Al-Ahram Hebdo : Comment est née l’idée du film ?
Sofia Alaoui : L’idée du film m’est venue de plusieurs choses, déjà ma mère est chrétienne, mon père est musulman. J’ai grandi en Chine et tout ce qui appartenait au registre de la croyance, à la compréhension du monde qui nous entoure, a toujours fait partie de moi. J’avais toujours des questionnements sur l’univers, j’aimais voyager seule … des thématiques pareilles m’intéressaient. J’ai habité à l’étranger pendant 8 ans et quand je suis rentrée au Maroc, où je suis depuis 7 ans, j’ai été confrontée à cette société qui exige aux femmes de correspondre à un certain comportement pour être wune espèce d’idéale. Et pour moi, le rapport à la religion était très dogmatique. Du coup, j’avais envie de questionner ma société mais pas d’une façon brutale. Je vis dans cette société et finalement tous ces gens sont des amis à moi, ce sont des proches de la famille. Je n’aime pas le cinéma provocateur, j’aime la douceur et je voulais questionner ma société d’une manière divertissante et du coup, le registre surnaturel est venu naturellement pour moi. Dans le film, je voulais montrer que nous sommes tous connectés les uns aux autres dans l’invisible qu’on voit autour de nous et cela est scientifique. Par exemple, le vide autour de nous dans cette pièce n’est pas un vide. Et la science le valide et c’est génial. Je dois dire que j’ai beaucoup lu dans la physique quantique avant de faire le film. Je cherchais une manière de représenter cette présence. Dans de nombreux mythes, l’âme d’un être peut vivre à l’intérieur d’un autre être. J’essaie d’être respectueuse de tout ce qui nous entoure.

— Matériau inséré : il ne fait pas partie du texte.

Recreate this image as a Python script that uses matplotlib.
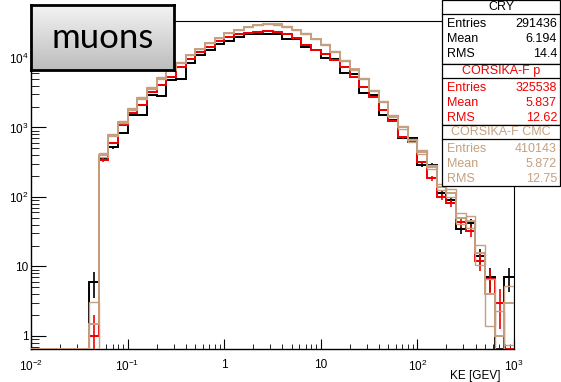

— Parler de la métaphysique ou questionner la croyance dans une société conservatrice est tabou. Comment avez-vous pensé à cet angle ?
— Je ne voulais pas faire un film tabou. Quand on le fait, ça choque et c’est toujours mal ressenti dans le pays en général. On a la chance d’avoir des gens ouverts d’esprit, nous avons un ministre de la Culture jeune mais je pense que la société n’est pas prête à tout entendre.
— D’après le film, on voit que vous êtes une personne engagée. Vous condamnez la bourgeoisie marocaine et vous vous rangez du côté des sans voix …
— J’ai fait le lycée français et j’ai grandi dans un milieu entouré de la bourgeoisie marocaine à l’école. Pour la Révolution française, on croit que c’est le peuple qui l’a faite, alors que ce sont les privilégiés qui ont remis en question la situation qui prévalait. Ce que je veux dire, c’est que quand on veut changer ou améliorer une société, le rôle de la bourgeoisie est hyper-important. Dans le film, je montre une bourgeoisie qui ne pense qu’à l’argent, qui méprise son pays et ne parle que le français. Cette classe a un rapport à la langue qui est très compliqué. Moi, je suis d’origine berbère et on oublie que le Maroc est un pays berbère. C’est une honte et les gens sont tranquilles dans ce racisme intérieur. On est raciste vis-à-vis des gens de notre pays, c’est absurde.